O abandono afetivo é definido como o abandono de um familiar por parte do membro da família que tem a responsabilidade e o dever de cuidado para com o outro, notadamente do progenitor em relação ao filho menor e do filho maior em relação ao progenitor. O abandono afetivo é um sentimento de rejeição ou o desinteresse de um ente pelo outro, praticado de livre e espontânea vontade. 

Para além do abandono material, o abandono afetivo tem a ver com o dever de assistência moral, psicológica e afetiva, assim como o direito à convivência familiar, que é fundamental para o desenvolvimento integral, a saúde e o bem-estar físico e emocional da criança, do jovem e dos mais vulneráveis.

Caracteriza-se pelo ato de abandono, o descumprimento de um dever de cuidado e proteção e o efetivo dano causado em decorrência do abandono.  

Discute-se se o abandono afetivo configuraria uma espécie de dano moral indemnizável, entendimento que vem sendo maioritariamente aceito no Brasil pela doutrina e pela jurisprudência nacional, invocando-se a dignidade da pessoa humana e o dever de cuidado parental que decorre do artigo 227.º da Constituição Federal do Brasil, a saber:

Art. 227. É dever da família, da sociedade e do Estado assegurar à criança e ao adolescente, com absoluta prioridade, o direito à vida, à saúde, à alimentação, à educação, ao lazer, à profissionalização, à cultura, à dignidade, ao respeito, à liberdade e à convivência familiar e comunitária, além de colocá-los a salvo de toda forma de negligência, discriminação, exploração, violência, crueldade e opressão. 

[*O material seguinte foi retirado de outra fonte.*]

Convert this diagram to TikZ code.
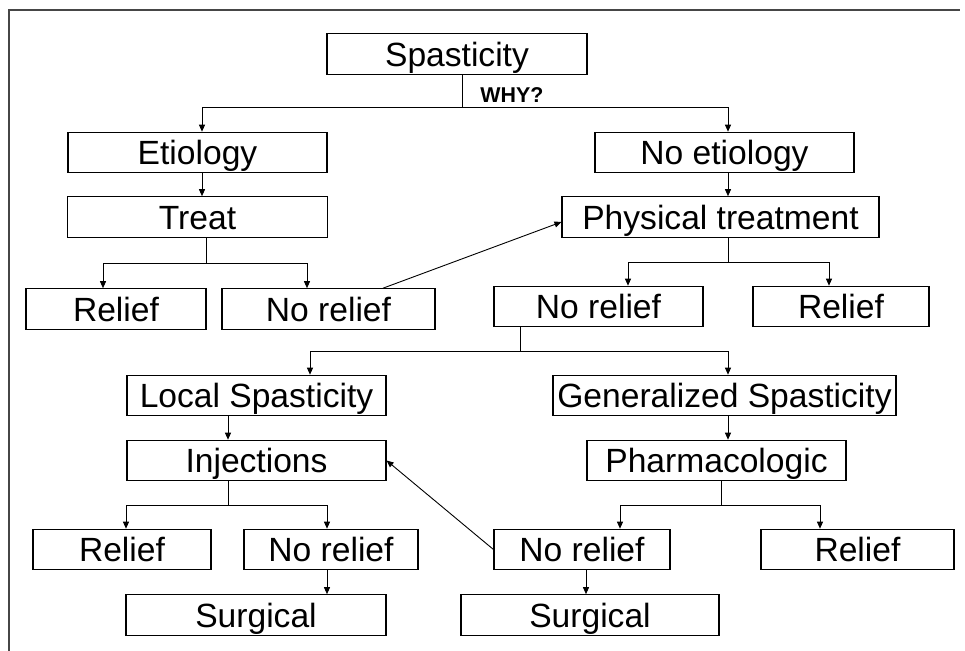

Tal artigo encontra semelhança com o artigo 36.º, n.º 5, da Constituição da República Portuguesa, que dispõe: Os pais têm o direito e o dever de educação e manutenção dos filhos.

Mas o abandono afetivo indemnizável não é incontroverso no direito brasileiro, apesar do Superior Tribunal de Justiça já ter se posicionado a favor do mesmo. Por outro lado, há quem defenda que o afeto, o amor, o carinho, etc., são inexigíveis. Ou seja: não se pode, por exemplo, obrigar um pai a amar e conviver com o filho, responsabilizando-o civilmente por isso. O afeto não configuraria, assim, dever jurídico do genitor. 

O afeto é sentimento humano espontâneo, genuíno, de maneira que não pode ser forçado ou imposto pelo direito, sob pena de se mercantilizar relações familiares, quantificando-a financeiramente, quando esta lógica patrimonialista não é, de todo, desejável no direito de família.

Este é o entendimento, de lege ferenda, seguido em Portugal, que não reconhece nos seus julgados a possibilidade de indemnização em decorrência de abandono afetivo. Com efeito, o remédio jurídico para o abandono afetivo deve ser encontrado no âmbito do próprio direito de família, através das ações de alteração e de incumprimento das responsabilidades parentais, cuja lei prevê a possibilidade de multa e indemnização (artigo 41.º, n.º 1, da Lei n.º 141/2015). 

Isto é, em Portugal, a questão não é tratada no âmbito do direito civil como espécie de dano moral indemnizável. Os julgadores portugueses alegam que não há meios de impor o cumprimento coercivo de suas sentenças, situação que acaba por fortalecer quem abandona, face a sensação de impunidade. 

De facto, não se pode negar os aspetos subjetivos que envolvem o abandono afetivo e que são de difícil comprovação. Acresce que a configuração do nexo de causalidade entre o dano e o ato cometido pelo agente, que deve ser praticado de forma reiterada, com intenção dolosa ou culpa, acarreta uma maior dificuldade em concretizar o dano.

Por tudo isto, sem negar e sem desconsiderar os malefícios psíquicos e os efetivos danos que o abandono afetivo poderá causar, as dificuldades de comprovação do mesmo são extremamente elevadas, seja no direito brasileiro seja no direito português. E, ainda que ultrapassada a discussão sobre a possível reparação do abandono afetivo por via de uma indemnização, a verdade é que não se pode afastar a máxima “sem dano não há responsabilidade”.